Mitigating Factors and Caveats

  • New Trade Agreements: India’s trade deal with the United Kingdom, along with ongoing negotiations with the European Union and other partners, may partially offset export losses.
  • Competitor Tariffs: U.S. tariff hikes on other exporting nations could shift some demand back to Indian products.
  • Exchange Rate Adjustment: The rupee’s depreciation to around ₹87.5 per U.S. dollar could enhance export competitiveness.
  • However, even after considering these buffers, India’s GDP growth in 2025–26 is expected to be 0.5% lower than the base forecast, and the CAD could widen by a similar margin.
  • A forced shift from Russian to U.S. crude imports could further strain the CAD, weaken the rupee, and fuel inflation, especially if global oil prices rise.

Policy Options for India

  • Negotiation with the U.S.: The current trade deal is not finalised, providing an opportunity to seek compromise while safeguarding sensitive sectors such as agriculture, allied industries, and MSMEs.
  • Export Market Diversification: While challenging in the short term, expanding into alternative markets remains a long-term necessity.
  • Additionally, domestic tariff reform could boost export competitiveness.
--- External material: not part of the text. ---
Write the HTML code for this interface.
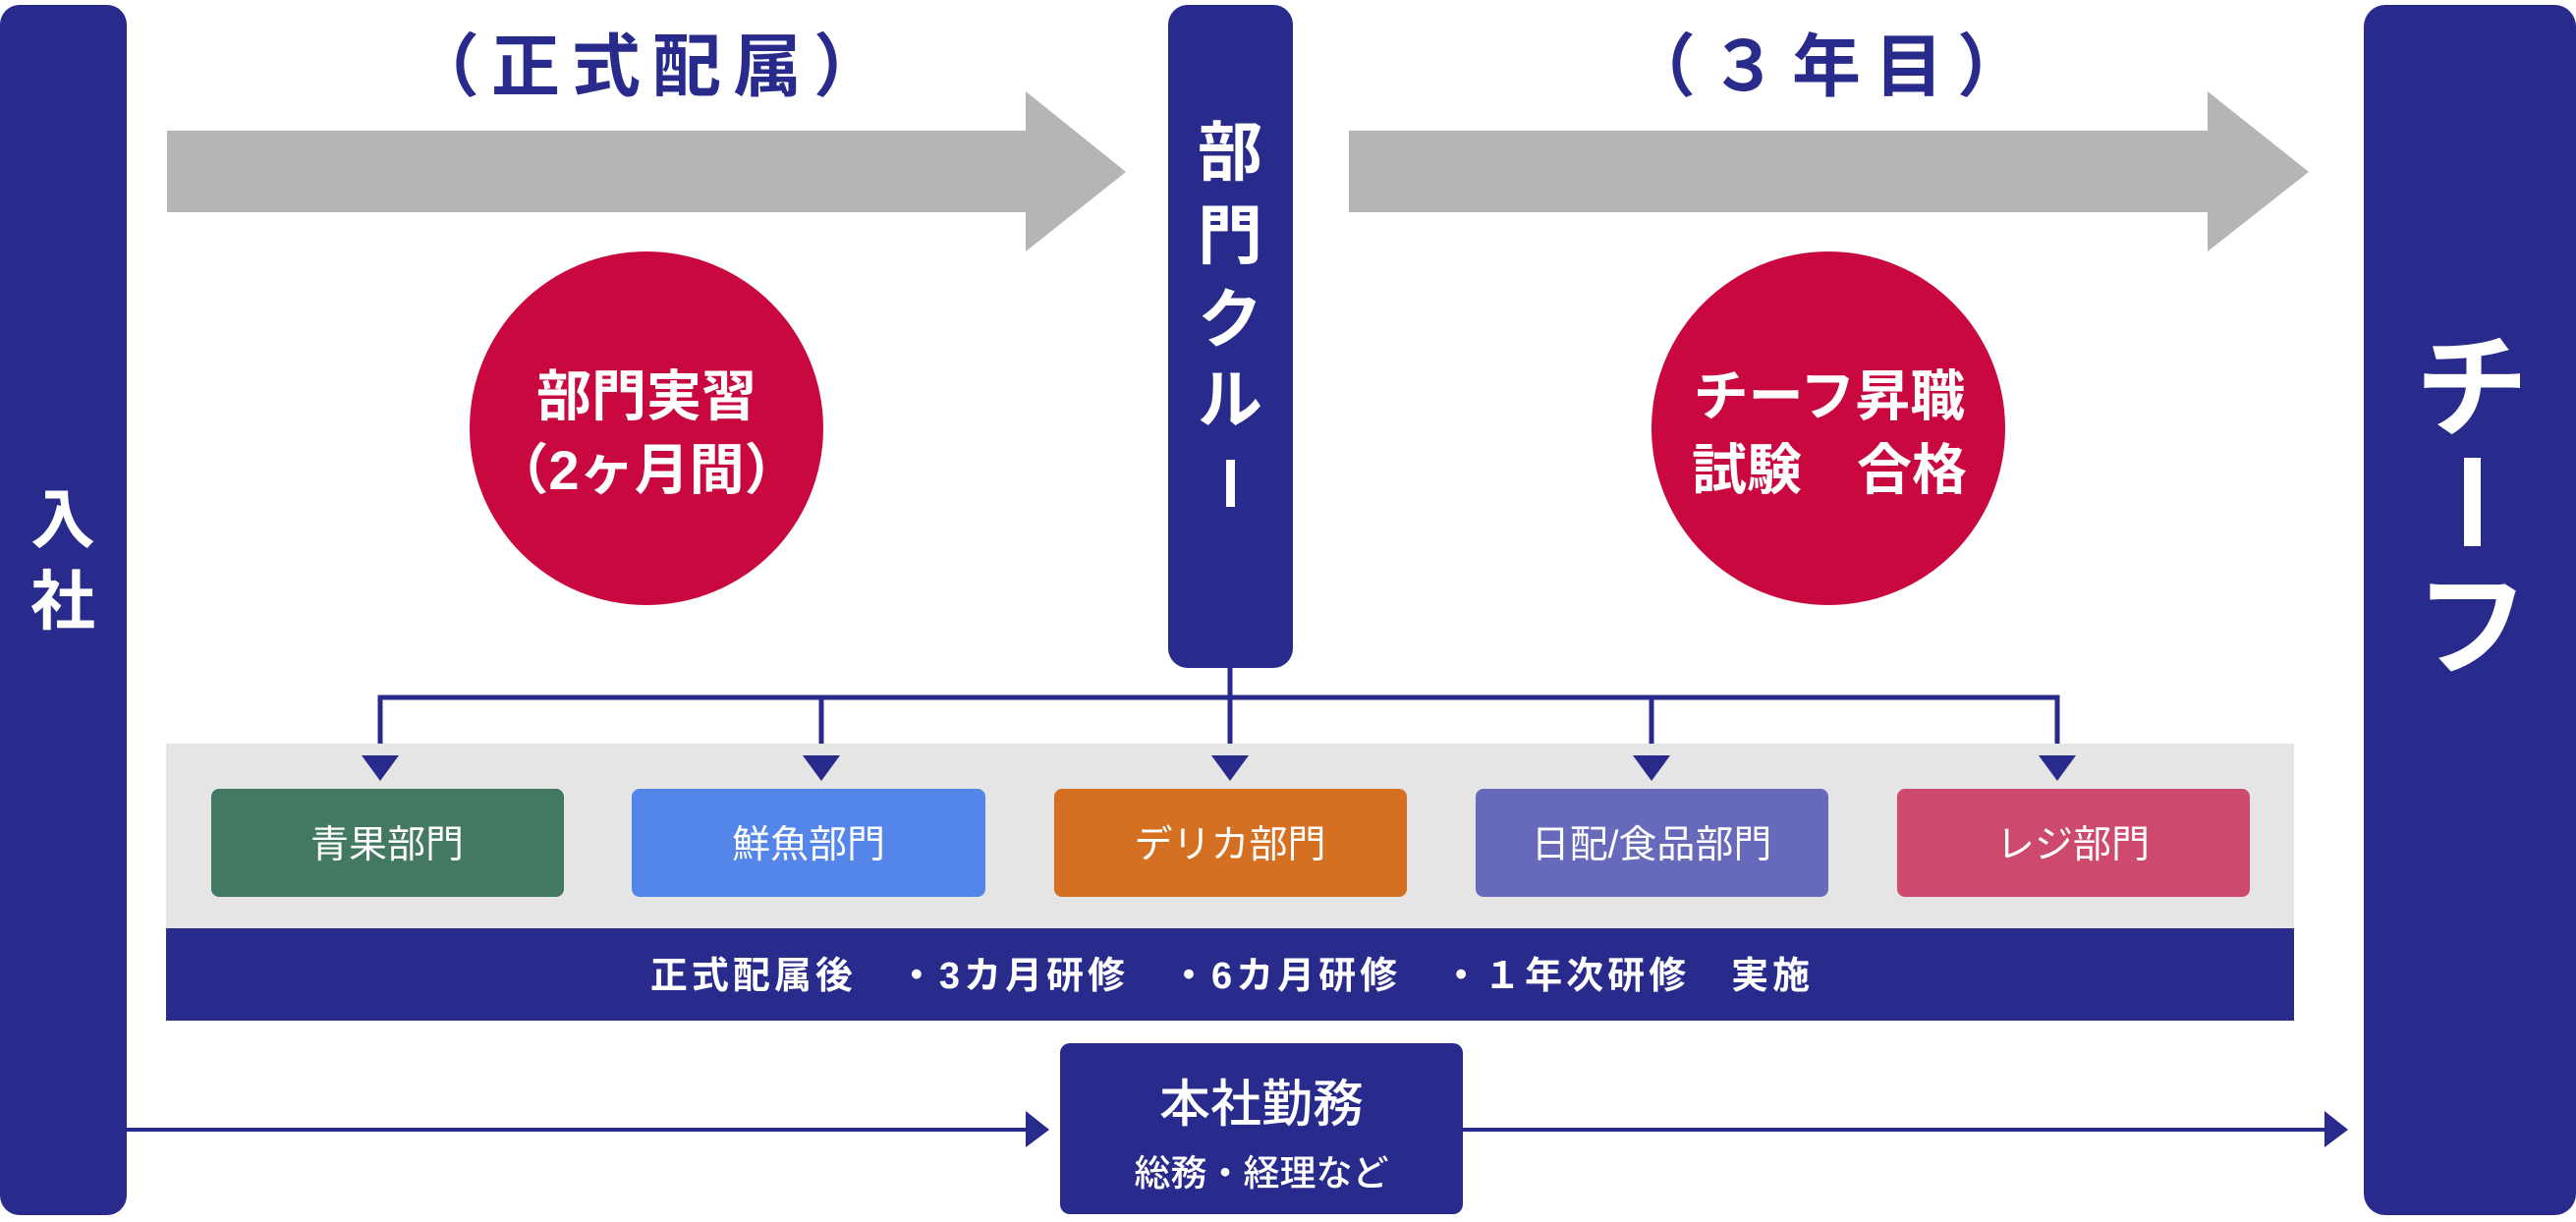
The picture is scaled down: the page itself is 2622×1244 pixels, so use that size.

Empirical evidence shows that India’s own import tariffs negatively affect exports, with an estimated elasticity worse than –1.
  • Reducing tariffs on inputs that feed into export production could strengthen manufacturing and trade resilience.

Impact of the Penal Levy

  • The penal levy, another 25% tariff, mirrors the economic impact of the reciprocal tariff but is partially softened by commodity exemptions.
  • Combined, the two measures could cut over 0.6 percentage points from the current year’s projected growth.
  • India views the penalty as discriminatory, noting that many other countries import more from Russia without facing such sanctions.
  • The three-week window before the levy takes effect represents a critical period for diplomatic engagement.

Conclusion

  • The imposition of reciprocal tariffs and penal levies reflects the use of trade policy as a coercive geopolitical tool.
  • While India may manage the immediate growth slowdown through negotiations, currency adjustment, and new trade partnerships, the persistence of such measures threatens the stability of the global trade system.
  • A coordinated effort with other nations to restore a rules-based, non-discriminatory trading environment is essential.
  • In the meantime, India must act decisively to defend its trade interests, strengthen its export base, and minimise dependency on any single market or energy source.